Raju now stands at the bus stop with his father and imagined his mother shining above him. Wearing a red torn sari, Raju’s mother walked straight like an image of a divine goddess, an image only Raju can see and feel. She bids him goodbye, her red glass bangles tinkling while she wipes her tears. Everything that she sacrificed would soon vanish in the sands of time.
Raju’s education was solely on a state scholarship. He made his way to IIT Delhi. His broken English and shy persona earned him great titles like ‘speechless’ and his group of friends was known as ‘the quota group’. The mechanical engineering class had only one girl, Jhumpa, an Adivasi girl from Jharkhand who was also on a state scholarship. Jhumpa often reminded Raju of his friend Ghuniya at school, who could easily maths problems in class 8 while they sat on the floor and passed time. She left school soon after that. Her family unlike Raju’s mother, couldn’t suffer the violence inflicted by the upper caste villagers on them. He never saw her again.
Jhumpa and his mother became the main reason for him to push harder. Once, as he sat beside Jhumpa, he noticed how stressed she seemed. As she was working on the register, he leaned and asked her, “Hey, do you understand the theory written in English or did you get the translated version from the library?”
With hesitation, Jhumpa replied, “It’s not a problem, I can understand it.”
“But how do you not face a problem?” Raju asked again. Irritated, Jhumpa replied, “I am self-taught in English! I did both along with all the work I was expected to do”.

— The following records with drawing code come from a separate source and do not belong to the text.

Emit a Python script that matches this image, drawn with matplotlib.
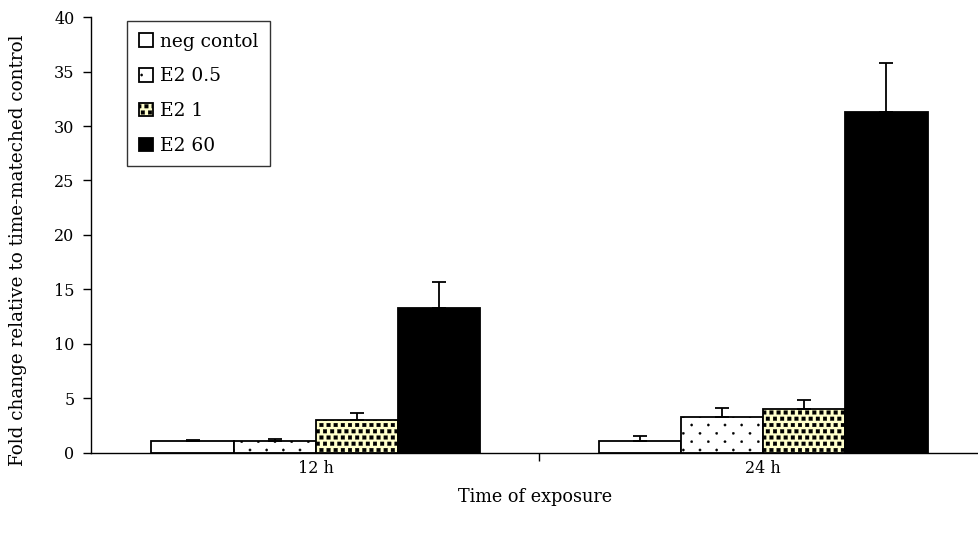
import matplotlib
matplotlib.use("Agg")
import matplotlib.pyplot as plt
import matplotlib.hatch as mhatch
from matplotlib.path import Path
import numpy as np

plt.rcParams['font.family'] = ['DejaVu Serif', 'Liberation Serif']
plt.rcParams['hatch.linewidth'] = 0.2


# ---- custom hatch patterns (sparse tiny dots, dense squares) ----
class _Staggered(mhatch.HatchPatternBase):
    """Staggered grid of filled shapes with separate x/y spacing."""
    char = '.'
    ncols_per = 1
    rows_per = 1
    size = 0.3  # relative to column spacing
    shape = None

    def __init__(self, hatch, density):
        k = hatch.count(self.char)
        self.ncols = k * self.ncols_per
        self.nrows = k * self.rows_per
        if k == 0:
            self.num_vertices = 0
            return
        self.num_shapes = (self.nrows // 2 + 1) * (self.ncols + 1) + (self.nrows // 2) * self.ncols
        self.num_vertices = self.num_shapes * len(self.shape.vertices)

    def set_vertices_and_codes(self, vertices, codes):
        dx = 1.0 / self.ncols
        dy = 1.0 / self.nrows
        sv = self.shape.vertices * dx * self.size
        sc = self.shape.codes
        vparts, cparts = [], []
        for row in range(self.nrows + 1):
            if row % 2 == 0:
                cols = np.linspace(0, 1, self.ncols + 1)
            else:
                cols = np.linspace(dx / 2, 1 - dx / 2, self.ncols)
            for c in cols:
                vparts.append(sv + [c, row * dy])
                cparts.append(sc)
        vparts = np.concatenate(vparts)
        cparts = np.concatenate(cparts)
        vertices[:len(vparts)] = vparts
        codes[:len(cparts)] = cparts


_sq = Path(np.array([[-0.5, -0.5], [0.5, -0.5], [0.5, 0.5], [-0.5, 0.5], [-0.5, -0.5]]),
           [Path.MOVETO, Path.LINETO, Path.LINETO, Path.LINETO, Path.CLOSEPOLY])


class TinyDots(_Staggered):
    char = '.'
    ncols_per = 6
    rows_per = 12
    size = 0.07
    shape = Path.unit_circle()


class DenseSquares(_Staggered):
    char = '*'
    ncols_per = 14
    rows_per = 16
    size = 0.52
    shape = _sq


mhatch._hatch_types = [h for h in mhatch._hatch_types
                       if h not in (mhatch.SmallFilledCircles, mhatch.Stars)]
mhatch._hatch_types += [TinyDots, DenseSquares]

# ---- data ----
groups = ['12 h', '24 h']
series = ['neg contol', 'E2 0.5', 'E2 1', 'E2 60']
values = {
    'neg contol': [1.05, 1.05],
    'E2 0.5': [1.05, 3.3],
    'E2 1': [3.0, 4.0],
    'E2 60': [13.3, 31.3],
}
errors = {
    'neg contol': [0.1, 0.45],
    'E2 0.5': [0.25, 0.85],
    'E2 1': [0.7, 0.85],
    'E2 60': [2.35, 4.5],
}
faces = ['white', 'white', '#FFFFCC', 'black']
hatches = [None, '.', '*', None]

fig = plt.figure(figsize=(9.79, 5.34), dpi=100)
ax = fig.add_axes([0.093, 0.152, 0.907, 0.816])

x = np.arange(len(groups))
w = 0.184
offsets = [-1.5 * w, -0.5 * w, 0.5 * w, 1.5 * w]
for i, s in enumerate(series):
    kw = {}
    if hatches[i]:
        kw['hatch'] = hatches[i]
    ax.bar(x + offsets[i], values[s], width=w, color=faces[i],
           edgecolor='black', linewidth=1.3, label=s, zorder=2, **kw)
    ax.errorbar(x + offsets[i], values[s],
                yerr=[np.zeros(len(groups)), errors[s]],
                fmt='none', ecolor='black', elinewidth=1.3, capsize=4.7,
                capthick=1.3, zorder=3)

ax.set_ylim(0, 40)
ax.set_yticks(np.arange(0, 41, 5))
ax.set_xlim(-0.503, 1.483)
ax.set_xticks(x)
ax.set_xticklabels(groups)
ax.tick_params(axis='x', length=0, pad=5, labelsize=11.5)
ax.set_xticks([0.5], minor=True)
ax.tick_params(axis='x', which='minor', length=6, direction='out', width=1)
ax.tick_params(axis='y', length=6, direction='out', width=1, labelsize=11.5, pad=6)

for sp in ['top', 'right']:
    ax.spines[sp].set_visible(False)
for sp in ['left', 'bottom']:
    ax.spines[sp].set_linewidth(1)
    ax.spines[sp].set_color('black')

ax.set_xlabel('Time of exposure', fontsize=12.7)
ax.xaxis.set_label_coords(0.5, -0.08)
ax.set_ylabel('Fold change relative to time-mateched control', fontsize=13.2)
ax.yaxis.set_label_coords(-0.072, 0.466)

leg = ax.legend(loc='upper left', bbox_to_anchor=(0.041, 0.99), frameon=True,
                fancybox=False, edgecolor='black', fontsize=13.4,
                handlelength=0.75, handleheight=0.75, handletextpad=0.4,
                labelspacing=0.9, borderpad=0.6, borderaxespad=0)
leg.get_frame().set_linewidth(1)

fig.savefig('out.png', dpi=100)
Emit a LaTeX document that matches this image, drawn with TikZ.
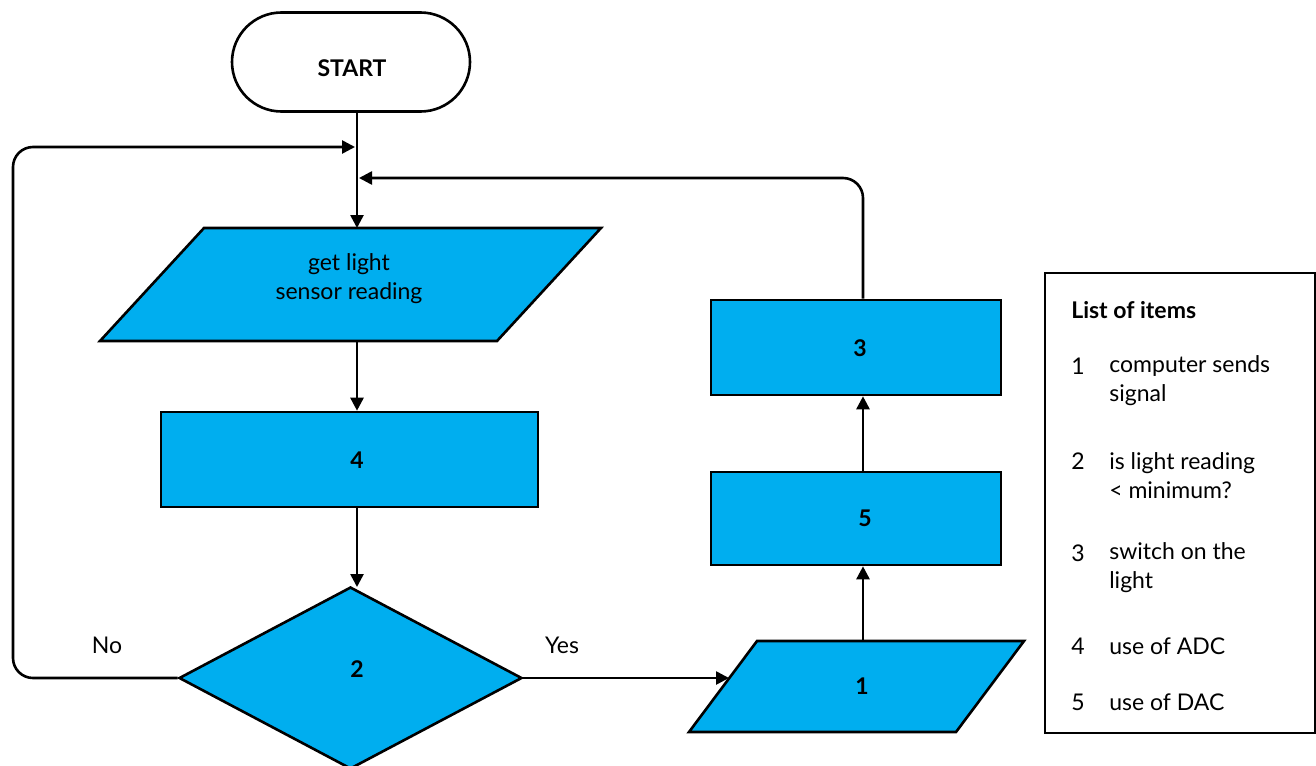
\documentclass[tikz,border=0pt]{standalone}
\usepackage{fontspec}
\setmainfont{Lato}
\usetikzlibrary{shapes.geometric,shapes.misc,arrows.meta}
\definecolor{fc}{RGB}{0,174,239}
\begin{document}
\begin{tikzpicture}[x=0.5pt,y=-0.5pt,
  font=\fontsize{11.5}{14.5}\selectfont, line width=1.3pt,
  arr/.style={-{Triangle[length=6.5pt,width=6.5pt]}},
  bf/.style={inner sep=0pt,font=\fontsize{11.5}{14.5}\selectfont\bfseries},
  procbox/.style={draw,fill=fc,rectangle,inner sep=0pt},
  iobox/.style={draw,fill=fc},
  lbl/.style={inner sep=0pt,anchor=west,align=left},
  loop/.style={arr,rounded corners=10pt}]
\useasboundingbox (0,0) rectangle (1316,765);

% start
\node[draw,rounded rectangle,minimum width=119pt,minimum height=49.5pt,inner sep=0pt] (start) at (351,62) {};
\node[bf] (startlbl) at (352,68) {START};

% input parallelogram
\coordinate (p1a) at (204,228);
\coordinate (p1b) at (601,228);
\coordinate (p1c) at (497,341);
\coordinate (p1d) at (100,341);
\draw[iobox] (p1a)--(p1b)--(p1c)--(p1d)--cycle;
\node[align=center,inner sep=0pt] (p1) at (349,279) {get light\\sensor reading};
\coordinate (p1top) at (357,228);
\coordinate (p1bot) at (357,341);

% box 4
\node[procbox,minimum width=188.5pt,minimum height=47.5pt] (b4) at (349.5,459.5) {};
\node[bf] (b4lbl) at (357,460) {4};

% diamond
\node[draw,fill=fc,diamond,inner sep=0pt,minimum width=171.5pt,minimum height=91pt] (dia) at (350.5,678) {};
\node[bf] (d2) at (357,669) {2};

% output parallelogram
\coordinate (p2a) at (757,641);
\coordinate (p2b) at (1024,641);
\coordinate (p2c) at (956,732);
\coordinate (p2d) at (689,732);
\draw[iobox] (p2a)--(p2b)--(p2c)--(p2d)--cycle;
\node[bf] (p2) at (862,686) {1};
\coordinate (p2top) at (863,641);
\coordinate (p2in) at (729,678);

% boxes 5 and 3
\node[procbox,minimum width=145pt,minimum height=46.5pt] (b5) at (856,518.5) {};
\node[bf] (b5lbl) at (865,518) {5};
\node[procbox,minimum width=145pt,minimum height=47.5pt] (b3) at (856,347.5) {};
\node[bf] (b3lbl) at (860,348) {3};

% connectors
\coordinate (s0) at (357,112);
\draw[arr] (s0) -- (p1top);
\draw[arr] (p1bot) -- (b4.north -| p1bot);
\draw[arr] (b4.south -| p1bot) -- (357,587);
\draw[loop] (dia.west) -- (13,678) -- (13,147) -- (355,147);
\draw[loop] (b3.north -| p2top) -- (863,178) -- (359,178);
\draw[arr] (dia.east) -- (p2in);
\draw[arr] (p2top) -- (b5.south -| p2top);
\draw[arr] (b5.north -| p2top) -- (b3.south -| p2top);

\node[inner sep=0pt] (no) at (107,645) {No};
\node[inner sep=0pt] (yes) at (562,645) {Yes};

% list
\draw (1045,273) rectangle (1315,733);
\node[lbl,font=\fontsize{11.5}{14.5}\selectfont\bfseries] (lt) at (1070,310) {List of items};
\node[lbl] (n1) at (1070,366) {1};
\node[lbl] (t1) at (1108,380.5) {computer sends\\signal};
\node[lbl] (n2) at (1070,461) {2};
\node[lbl] (t2) at (1108,475.5) {is light reading\\< minimum?};
\node[lbl] (n3) at (1070,553) {3};
\node[lbl] (t3) at (1108,567.5) {switch on the\\light};
\node[lbl] (n4) at (1070,646) {4};
\node[lbl] (t4) at (1108,646) {use of ADC};
\node[lbl] (n5) at (1070,702) {5};
\node[lbl] (t5) at (1108,702) {use of DAC};
\end{tikzpicture}
\end{document}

She returned to her work while Raju, remembering Ghuniya, grew more thoughtful. Soon Jhumpa left and the IITians of the top schools jeered behind her, “Man, there are no pretty girls in the class. Look at her! The desert has a cactus but no dates!” Raju saw Jhumpa walking with her head held high, just like his mother who managed to survive every ordeal alone for years.
One day while sitting in the canteen, he saw Jhumpa with a copy of ‘Ruby Bridges Goes To School’, borrowed from the Dyal Singh public library, behind the IIT Delhi campus. He moved towards her and sat beside her; this time she did not show any discomfort and gave him a faint smile. Raju did not speak and Jhumpa found his civility surprising in the midst of all the toxic masculinity of the boys in her class.
Suddenly she said, “Hey, this is a really nice book!”
“Really? Why?” Raju asked.
“Why? Ruby Bridges’ story is so inspiring. I mean, she was the first black woman to go to an all-white elite school while the white parents spit and threw stones at her. Such a little warrior!”
Raju smiled and said, “Just look around. We still have so many Rubys walking around every day. No one publishes anything about them.” Jhumpa’s voice became heavy, she stared at the book for long enough and said, “Our country is not the USA. The Rubys were beaten with stones and steel.” She got up and walked away, dropping her plastic plate in the dustbin. Holding her book, Raju noticed that the sun shone really bright that day too.
Jhumpa and Raju successfully completed working on a Japanese power management project. The institution asked them to have their pictures taken to be published on the cover of India Today’s student edition as the success story of the month. The management issued a strict mandate to them to smile and wear decent clothes a week before the shoot. Raju wore the purple shirt that his mother had gotten for him before he left for Patna to prepare for his exam. It was something he had worn only on special occasions.
That day he carried a brown jute bag which his father used to carry tools to cut and shape wood. He sat on the assigned spot and Jhumpa sat beside him in a crisp orange kurta. The kurta was given to her mother on Diwali by her employers and had been previously owned by their daughter. Raju and Jhumpa sat together, the sun shining on them brighter than ever, as they stared at the camera and kept smiling to get that perfect shot till their jaws hurt. For the first time, the magazine editor got a good cover photo for his front cover.